3 Best Sights in Great Barrier Reef, Queensland

Cooktown History Centre

Cooktown's historical museum, aptly housed in a former postal and telegraph office built in 1875, is staffed by affable volunteers and houses an extensive collection of photographs dating from 1873. The building also holds Cooktown's archives and is a research center for local history. It also houses semipermanent displays.

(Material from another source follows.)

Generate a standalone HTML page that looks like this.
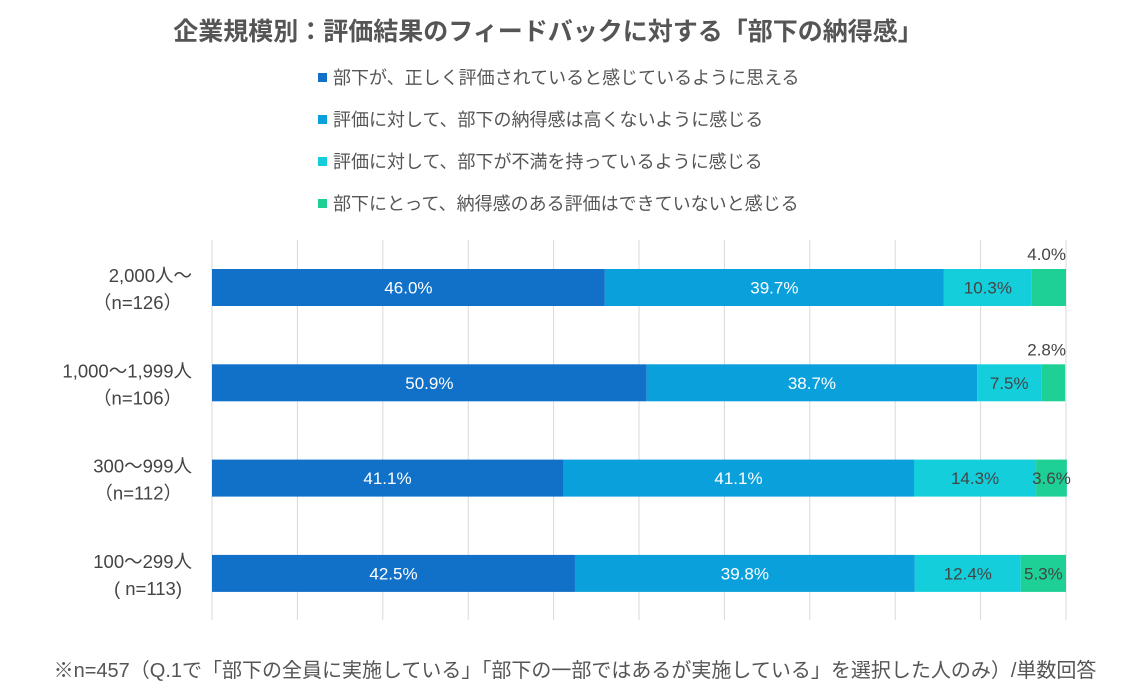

Museum of Tropical Queensland

Centuries-old relics from the HMS Pandora (the ship sent by the British Admiralty to capture the mutinous Bounty crew), which sank in 1791 carrying 14 crew members of Captain Bligh's infamous ship, are among the exhibits at this repository of the region's maritime, natural, and Indigenous history. There's a fun introduction to North Queensland's culture and lifestyle, a shipwreck exhibit, and the ecology-focused Enchanted Rainforest. Displays of tropical wildlife, dinosaur fossils, local corals, and deep-sea creatures round out a diverse public collection.

Tjapukai Aboriginal Cultural Park

Cavaronica

At the base of the Skyrail Rainforest Cableway, this park offers many opportunities to learn about indigenous Djabugay people through exhilarating dance performances, hands-on workshops in traditional fire-making, spear and boomerang throwing, arts and crafts, didgeridoo lessons, and talks on bush tucker and natural medicines. You can buy Aboriginal artworks, artifacts, and instruments (including didgeridoos) at the retail gallery on-site; café fare, buffet lunches, and dinners are also available. One of Australia's most informative cultural attractions, it's also one of the few that returns profits to the indigenous community. Ticket options include Tjapukai by Day and Tjapukai by Night, the latter a nightly four-course buffet dinner/performance package.